# Records to use
>> BEGIN

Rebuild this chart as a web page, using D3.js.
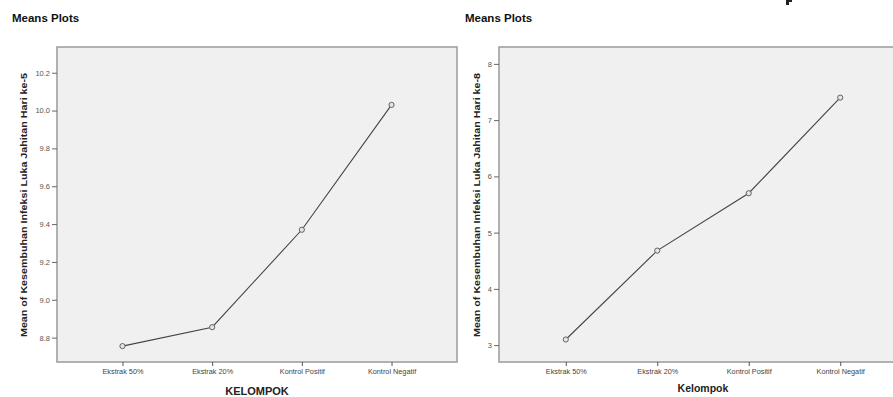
<!DOCTYPE html>
<html>
<head>
<meta charset="utf-8">
<script src="https://cdn.jsdelivr.net/npm/d3@7"></script>
<style>
  html, body { margin: 0; padding: 0; background: #fff; }
  svg { display: block; font-family: "Liberation Sans", Arial, sans-serif; }
</style>
</head>
<body>
<svg id="chart" width="893" height="397"></svg>
<script>
// ---- data ----
const categories = ["Ekstrak 50%", "Ekstrak 20%", "Kontrol Positif", "Kontrol Negatif"];
const day5Means = [8.755, 8.855, 9.37, 10.03];
const day8Means = [3.10, 4.68, 5.70, 7.40];
const day5Ticks = [8.8, 9.0, 9.2, 9.4, 9.6, 9.8, 10.0, 10.2];
const day8Ticks = [3, 4, 5, 6, 7, 8];
const panelTitle = "Means Plots";
const day5YLabel = "Mean of Kesembuhan Infeksi Luka Jahitan Hari ke-5";
const day8YLabel = "Mean of Kesembuhan Infeksi Luka Jahitan Hari ke-8";
const day5XLabel = "KELOMPOK";
const day8XLabel = "Kelompok";

const svg = d3.select("#chart");

function panel(opts) {
  const { left, right, top, bottom, domain, values, ticks, fmt, yLabel, titleX, yLabelX } = opts;
  const g = svg.append("g");

  g.append("text").attr("x", titleX).attr("y", 22)
    .attr("font-size", 11.5).attr("font-weight", "bold").attr("fill", "#111")
    .text(panelTitle);

  const x = d3.scalePoint().domain(categories).range([left, right]).padding(0.73);
  const y = d3.scaleLinear().domain(domain).range([bottom, top]);

  g.append("rect").attr("x", left).attr("y", top)
    .attr("width", right - left).attr("height", bottom - top)
    .attr("fill", "#f0f0f0").attr("stroke", "#a0a0a0").attr("stroke-width", 1.6);

  const yAxis = g.append("g").attr("transform", `translate(${left},0)`)
    .call(d3.axisLeft(y).tickValues(ticks).tickFormat(fmt).tickSize(5).tickPadding(2));
  yAxis.select(".domain").remove();
  yAxis.selectAll("line").attr("stroke", "#666");
  yAxis.selectAll("text").attr("font-size", 7.5).attr("fill", "#555")
    .attr("font-family", "'Liberation Sans', Arial, sans-serif");

  const xAxis = g.append("g").attr("transform", `translate(0,${bottom})`)
    .call(d3.axisBottom(x).tickSize(4).tickPadding(3));
  xAxis.select(".domain").remove();
  xAxis.selectAll("line").attr("stroke", "#555");
  xAxis.selectAll("text").attr("font-size", 7.3).attr("fill", "#444")
    .attr("font-family", "'Liberation Sans', Arial, sans-serif");

  const pts = categories.map((c, i) => [x(c), y(values[i])]);
  g.append("path").attr("d", d3.line()(pts))
    .attr("fill", "none").attr("stroke", "#444").attr("stroke-width", 1.1);
  g.selectAll("circle.pt").data(pts).join("circle")
    .attr("cx", d => d[0]).attr("cy", d => d[1]).attr("r", 2.6)
    .attr("fill", "#e4e4e4").attr("stroke", "#555").attr("stroke-width", 0.9);

  const cy = (top + bottom) / 2;
  g.append("text")
    .attr("transform", `translate(${yLabelX},${cy + 0.5}) rotate(-90)`)
    .attr("text-anchor", "middle").attr("font-size", 9.6).attr("font-weight", "bold")
    .attr("fill", "#222").attr("textLength", 264).attr("lengthAdjust", "spacingAndGlyphs")
    .text(yLabel);

  return { x, y };
}

panel({
  left: 57, right: 457, top: 47, bottom: 362,
  domain: [8.671, 10.336], values: day5Means, ticks: day5Ticks, fmt: d3.format(".1f"),
  yLabel: day5YLabel, titleX: 12, yLabelX: 27
});
svg.append("text").attr("x", 257).attr("y", 395).attr("text-anchor", "middle")
  .attr("font-size", 11).attr("font-weight", "bold").attr("fill", "#222").text(day5XLabel);

panel({
  left: 499, right: 907, top: 47, bottom: 362,
  domain: [2.70, 8.30], values: day8Means, ticks: day8Ticks, fmt: d3.format("d"),
  yLabel: day8YLabel, titleX: 465, yLabelX: 480
});
svg.append("text").attr("x", 703).attr("y", 392).attr("text-anchor", "middle")
  .attr("font-size", 10.5).attr("font-weight", "bold").attr("fill", "#222").text(day8XLabel);

// cropped glyph fragment (descender) at the top edge of the source image
svg.append("path")
  .attr("d", "M786,0 h3 v5 h-3 Z M789,0 h3 v2 h-3 Z")
  .attr("fill", "#222");
</script>
</body>
</html>
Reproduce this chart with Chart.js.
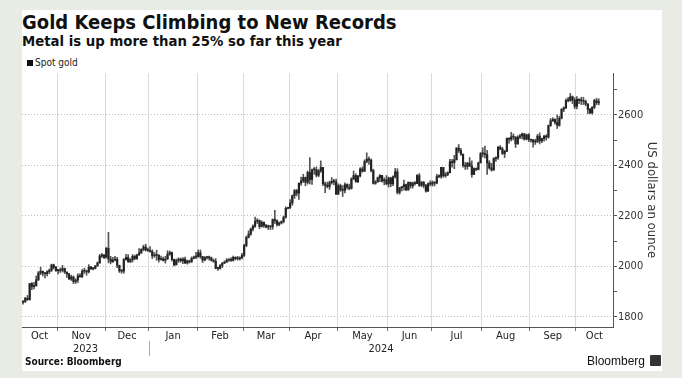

>> END

# Brief
Pictures excluded, quote all the data above exactly.

# Output of the task
Rebuild this chart as a web page, using D3.js.
<!DOCTYPE html>
<html>
<head>
<meta charset="utf-8">
<script src="https://cdn.jsdelivr.net/npm/d3@7"></script>
<style>
  html, body { margin: 0; padding: 0; background: #fff; }
  svg { display: block; font-family: "Liberation Sans", Arial, sans-serif; }
</style>
</head>
<body>
<svg id="chart" width="893" height="397"></svg>
<script>
// ---- data ----
const categories = ["Ekstrak 50%", "Ekstrak 20%", "Kontrol Positif", "Kontrol Negatif"];
const day5Means = [8.755, 8.855, 9.37, 10.03];
const day8Means = [3.10, 4.68, 5.70, 7.40];
const day5Ticks = [8.8, 9.0, 9.2, 9.4, 9.6, 9.8, 10.0, 10.2];
const day8Ticks = [3, 4, 5, 6, 7, 8];
const panelTitle = "Means Plots";
const day5YLabel = "Mean of Kesembuhan Infeksi Luka Jahitan Hari ke-5";
const day8YLabel = "Mean of Kesembuhan Infeksi Luka Jahitan Hari ke-8";
const day5XLabel = "KELOMPOK";
const day8XLabel = "Kelompok";

const svg = d3.select("#chart");

function panel(opts) {
  const { left, right, top, bottom, domain, values, ticks, fmt, yLabel, titleX, yLabelX } = opts;
  const g = svg.append("g");

  g.append("text").attr("x", titleX).attr("y", 22)
    .attr("font-size", 11.5).attr("font-weight", "bold").attr("fill", "#111")
    .text(panelTitle);

  const x = d3.scalePoint().domain(categories).range([left, right]).padding(0.73);
  const y = d3.scaleLinear().domain(domain).range([bottom, top]);

  g.append("rect").attr("x", left).attr("y", top)
    .attr("width", right - left).attr("height", bottom - top)
    .attr("fill", "#f0f0f0").attr("stroke", "#a0a0a0").attr("stroke-width", 1.6);

  const yAxis = g.append("g").attr("transform", `translate(${left},0)`)
    .call(d3.axisLeft(y).tickValues(ticks).tickFormat(fmt).tickSize(5).tickPadding(2));
  yAxis.select(".domain").remove();
  yAxis.selectAll("line").attr("stroke", "#666");
  yAxis.selectAll("text").attr("font-size", 7.5).attr("fill", "#555")
    .attr("font-family", "'Liberation Sans', Arial, sans-serif");

  const xAxis = g.append("g").attr("transform", `translate(0,${bottom})`)
    .call(d3.axisBottom(x).tickSize(4).tickPadding(3));
  xAxis.select(".domain").remove();
  xAxis.selectAll("line").attr("stroke", "#555");
  xAxis.selectAll("text").attr("font-size", 7.3).attr("fill", "#444")
    .attr("font-family", "'Liberation Sans', Arial, sans-serif");

  const pts = categories.map((c, i) => [x(c), y(values[i])]);
  g.append("path").attr("d", d3.line()(pts))
    .attr("fill", "none").attr("stroke", "#444").attr("stroke-width", 1.1);
  g.selectAll("circle.pt").data(pts).join("circle")
    .attr("cx", d => d[0]).attr("cy", d => d[1]).attr("r", 2.6)
    .attr("fill", "#e4e4e4").attr("stroke", "#555").attr("stroke-width", 0.9);

  const cy = (top + bottom) / 2;
  g.append("text")
    .attr("transform", `translate(${yLabelX},${cy + 0.5}) rotate(-90)`)
    .attr("text-anchor", "middle").attr("font-size", 9.6).attr("font-weight", "bold")
    .attr("fill", "#222").attr("textLength", 264).attr("lengthAdjust", "spacingAndGlyphs")
    .text(yLabel);

  return { x, y };
}

panel({
  left: 57, right: 457, top: 47, bottom: 362,
  domain: [8.671, 10.336], values: day5Means, ticks: day5Ticks, fmt: d3.format(".1f"),
  yLabel: day5YLabel, titleX: 12, yLabelX: 27
});
svg.append("text").attr("x", 257).attr("y", 395).attr("text-anchor", "middle")
  .attr("font-size", 11).attr("font-weight", "bold").attr("fill", "#222").text(day5XLabel);

panel({
  left: 499, right: 907, top: 47, bottom: 362,
  domain: [2.70, 8.30], values: day8Means, ticks: day8Ticks, fmt: d3.format("d"),
  yLabel: day8YLabel, titleX: 465, yLabelX: 480
});
svg.append("text").attr("x", 703).attr("y", 392).attr("text-anchor", "middle")
  .attr("font-size", 10.5).attr("font-weight", "bold").attr("fill", "#222").text(day8XLabel);

// cropped glyph fragment (descender) at the top edge of the source image
svg.append("path")
  .attr("d", "M786,0 h3 v5 h-3 Z M789,0 h3 v2 h-3 Z")
  .attr("fill", "#222");
</script>
</body>
</html>
Reproduce this chart with Chart.js.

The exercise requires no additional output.